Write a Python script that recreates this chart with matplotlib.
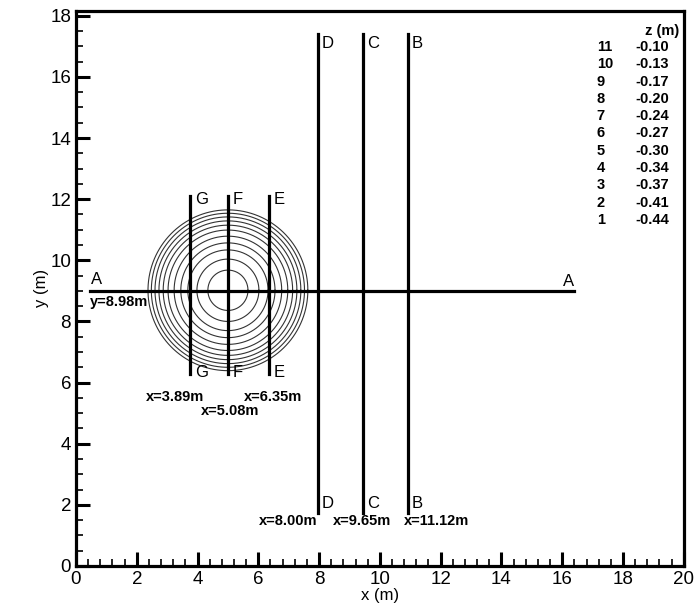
import matplotlib
matplotlib.use('Agg')
import matplotlib.pyplot as plt
import numpy as np
from matplotlib.ticker import MultipleLocator

plt.rcParams['font.family'] = ['Liberation Sans', 'DejaVu Sans']

# contour rings of the scour hole (radius in m)
center = (5.0, 9.02)
ring_radii = [0.66, 1.02, 1.32, 1.55, 1.77, 1.97, 2.13, 2.27, 2.40, 2.52, 2.63]

# legend table
levels = [11, 10, 9, 8, 7, 6, 5, 4, 3, 2, 1]
z_values = ['-0.10', '-0.13', '-0.17', '-0.20', '-0.24', '-0.27',
            '-0.30', '-0.34', '-0.37', '-0.41', '-0.44']

# section A-A (horizontal)
a_y = 9.0
a_x = [0.46, 16.4]
a_label = 'y=8.98m'

# sections near the pier (G, F, E)
near_names = ['G', 'F', 'E']
near_x = [3.75, 4.99, 6.35]
near_y = [6.28, 12.1]
near_labels = ['x=3.89m', 'x=5.08m', 'x=6.35m']

# sections downstream (D, C, B)
far_names = ['D', 'C', 'B']
far_x = [7.95, 9.45, 10.92]
far_y = [1.73, 17.4]
far_labels = ['x=8.00m', 'x=9.65m', 'x=11.12m']

fig = plt.figure(figsize=(6.97, 6.12), dpi=100)
ax = fig.add_axes([0.109, 0.0752, 0.872, 0.907])

# rings
t = np.linspace(0, 2 * np.pi, 400)
for r in ring_radii:
    ax.plot(center[0] + r * np.cos(t), center[1] + r * np.sin(t),
            color='#333333', lw=0.8, zorder=2)

# section lines
ax.plot(a_x, [a_y, a_y], color='black', lw=2.3, zorder=3)
for x in near_x:
    ax.plot([x, x], near_y, color='black', lw=2.3, zorder=3)
for x in far_x:
    ax.plot([x, x], far_y, color='black', lw=2.3, zorder=3)

# section letters
ax.text(0.69, 9.36, 'A', fontsize=12, ha='center', va='center')
ax.text(16.2, 9.3, 'A', fontsize=12, ha='center', va='center')
ax.text(1.41, 8.64, a_label, fontsize=10.5, fontweight='bold', ha='center', va='center')
for name, x in zip(near_names, near_x):
    ax.text(x + 0.16, 11.98, name, fontsize=12, ha='left', va='center')
    ax.text(x + 0.16, 6.32, name, fontsize=12, ha='left', va='center')
for name, x in zip(far_names, far_x):
    ax.text(x + 0.12, 17.1, name, fontsize=12, ha='left', va='center')
    ax.text(x + 0.12, 2.06, name, fontsize=12, ha='left', va='center')

# x position labels
near_pos = [(3.26, 5.53), (5.07, 5.07), (6.48, 5.53)]
for lab, (x, y) in zip(near_labels, near_pos):
    ax.text(x, y, lab, fontsize=10.5, fontweight='bold', ha='center', va='center')
far_pos = [(6.98, 1.47), (9.4, 1.47), (11.88, 1.47)]
for lab, (x, y) in zip(far_labels, far_pos):
    ax.text(x, y, lab, fontsize=10.5, fontweight='bold', ha='center', va='center')

# legend table
ax.text(19.28, 17.5, 'z (m)', fontsize=10.5, fontweight='bold', ha='center', va='center')
for i, (lv, zv) in enumerate(zip(levels, z_values)):
    yy = 16.98 - i * 0.566
    ax.text(17.14, yy, str(lv), fontsize=10.5, fontweight='bold', ha='left', va='center')
    ax.text(18.42, yy, zv, fontsize=10.5, fontweight='bold', ha='left', va='center')

ax.set_xlim(0, 20)
ax.set_ylim(0, 18.16)
ax.xaxis.set_major_locator(MultipleLocator(2))
ax.xaxis.set_minor_locator(MultipleLocator(0.4))
ax.yaxis.set_major_locator(MultipleLocator(2))
ax.yaxis.set_minor_locator(MultipleLocator(0.5))
ax.tick_params(which='major', direction='in', length=10, width=2.2, labelsize=13.5, pad=3.5)
ax.tick_params(which='minor', direction='in', length=5, width=1.2)
for s in ax.spines.values():
    s.set_linewidth(2.3)
ax.set_xlabel('x (m)', fontsize=12, labelpad=0)
ax.set_ylabel('y (m)', fontsize=12, labelpad=1)

fig.savefig('out.png', dpi=100)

* Your goal
Write out each line of the listing above, exactly, from its first line to the line holding "a_label = 'y=8.98m'", inclusive. Skip the pictures.

* Reply to the task
Write a Python script that recreates this chart with matplotlib.
import matplotlib
matplotlib.use('Agg')
import matplotlib.pyplot as plt
import numpy as np
from matplotlib.ticker import MultipleLocator

plt.rcParams['font.family'] = ['Liberation Sans', 'DejaVu Sans']

# contour rings of the scour hole (radius in m)
center = (5.0, 9.02)
ring_radii = [0.66, 1.02, 1.32, 1.55, 1.77, 1.97, 2.13, 2.27, 2.40, 2.52, 2.63]

# legend table
levels = [11, 10, 9, 8, 7, 6, 5, 4, 3, 2, 1]
z_values = ['-0.10', '-0.13', '-0.17', '-0.20', '-0.24', '-0.27',
            '-0.30', '-0.34', '-0.37', '-0.41', '-0.44']

# section A-A (horizontal)
a_y = 9.0
a_x = [0.46, 16.4]
a_label = 'y=8.98m'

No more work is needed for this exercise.